Unicode maps code points to characters, but does not actually specify how the data will be represented in memory, in a database, or on a Web page. This is where the actual encoding of Unicode data comes into play. Some common encodings are:

  • UCS-2: Universal Character Set maps from a character set definition to the actual code units used to represent the data. UCS-2 is the main Unicode encoding used by Microsoft Windows NT® 4.0, Microsoft SQL Server version 7.0, and Microsoft SQL Server 2000. UCS-2 allows for encoding of 65,536 different code points. All information that is stored in Unicode (via NCHAR, NVARCHAR, and NTEXT) in SQL Server 2000 is stored in this encoding, which uses 2 bytes for every character, regardless of the character being used.
  • UTF-16: UCS Transformation Format transforms a UCS representation so that the data can be passed more reliably through specific environments and provide extensibility beyond the character limitations for the surrogate range. UTF-16 is identical to the 16-bit encoding form of Unicode (AKA UCS-2) except that it allows for the mapping of the surrogate range above 65,536 by using encoded pairs of 16-bit values. It is the primary Unicode encoding scheme used by Microsoft Windows 2000.
  • UTF-32: AKA UCS-4, this form of encoding uses 32 bits and, therefore, covers all of IS0 10646. It is the primary Unicode encoding scheme used by GNU systems, running on UNIX/Linux platforms.
  • UTF-8: Many ASCII and other byte oriented systems that require 8-bit encodings (such as mail servers) must span a vast array of computers using different encodings, byte orders, and languages. UTF-8 treats Unicode data independently of the byte ordering on the computer. Keep in mind that when Microsoft speaks of Unicode they are speaking of UCS-2 and UTF-16. They consider UTF-8 to be another multi-byte character set, whereas the rest of the world considers UTF-8 and the word Unicode to be synonymous.

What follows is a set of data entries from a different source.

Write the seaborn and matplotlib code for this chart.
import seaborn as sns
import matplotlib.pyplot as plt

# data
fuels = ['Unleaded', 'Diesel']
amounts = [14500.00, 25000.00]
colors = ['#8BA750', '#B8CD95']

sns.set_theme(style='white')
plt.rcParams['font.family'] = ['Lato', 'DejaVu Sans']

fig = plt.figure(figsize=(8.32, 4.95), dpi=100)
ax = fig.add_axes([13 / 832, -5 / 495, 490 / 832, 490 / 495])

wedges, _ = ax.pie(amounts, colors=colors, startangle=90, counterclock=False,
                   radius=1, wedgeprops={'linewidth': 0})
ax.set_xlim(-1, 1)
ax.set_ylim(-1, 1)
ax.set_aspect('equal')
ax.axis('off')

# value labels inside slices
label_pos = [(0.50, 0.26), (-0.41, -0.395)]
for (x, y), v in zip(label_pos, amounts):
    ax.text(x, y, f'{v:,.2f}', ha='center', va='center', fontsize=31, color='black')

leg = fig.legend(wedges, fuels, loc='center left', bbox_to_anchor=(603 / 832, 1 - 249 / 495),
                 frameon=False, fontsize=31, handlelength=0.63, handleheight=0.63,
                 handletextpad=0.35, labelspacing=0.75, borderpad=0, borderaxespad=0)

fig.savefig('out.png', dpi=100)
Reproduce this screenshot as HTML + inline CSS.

Unicode Support within Current Technologies

Many other database systems (such as Oracle and Sybase SQL Server) support Unicode using UTF-8 storage. Depending on a server's implementation, this can be technically easier for a database engine to implement, since all of the existing text management code on the server that is designed to deal with data one byte at a time does not require major changes.

In the Windows environment, UTF-8 storage has these disadvantages:

  • The Component Object Model (COM) supports UTF-16/UCS-2 in its APIs and interfaces. This requires simple conversion of UTF-8 to UTF-16 when use in a COM interface is required. This issue only applies when COM is used, as the SQL Server database engine does not typically call COM interfaces.
  • The Windows NT and Windows 2000 kernels are both Unicode and use UCS-2 and UTF-16, respectively. Once again, a UTF-8 storage format requires simple conversions to UTF-16. As with the previous note on COM, this would not result in a conversion hit in the SQL Server database engine, but would potentially affect many client-side operations.
  • UTF-8 can be slower for many string operations. Sorting, comparing, and virtually any string operation can be slowed by the fact that characters do not have a fixed width. However, UTF-8 makes things as simple as possible by indicating the number of bytes in a multi-byte sequence with the first byte in in the sequence.
  • UTF-8 requires one byte for most Latin-based characters, two bytes for most Middle Eastern locales, and three bytes for Asian characters. Overall, it is reasonably efficient with respect to storage.
  • XML's default encoding is UTF-8, as is Oracle's Database when implemented for handling multilingual data within a single database instance. To include localized strings in an XML document, convert the file and strings to UTF8 format. Recent changes to the XML standard suggest always explicitly declaring UTF8 in the encoding tag even though it is the default encoding. Microsoft XML parsers since IE 4.0 write out XML as UTF8.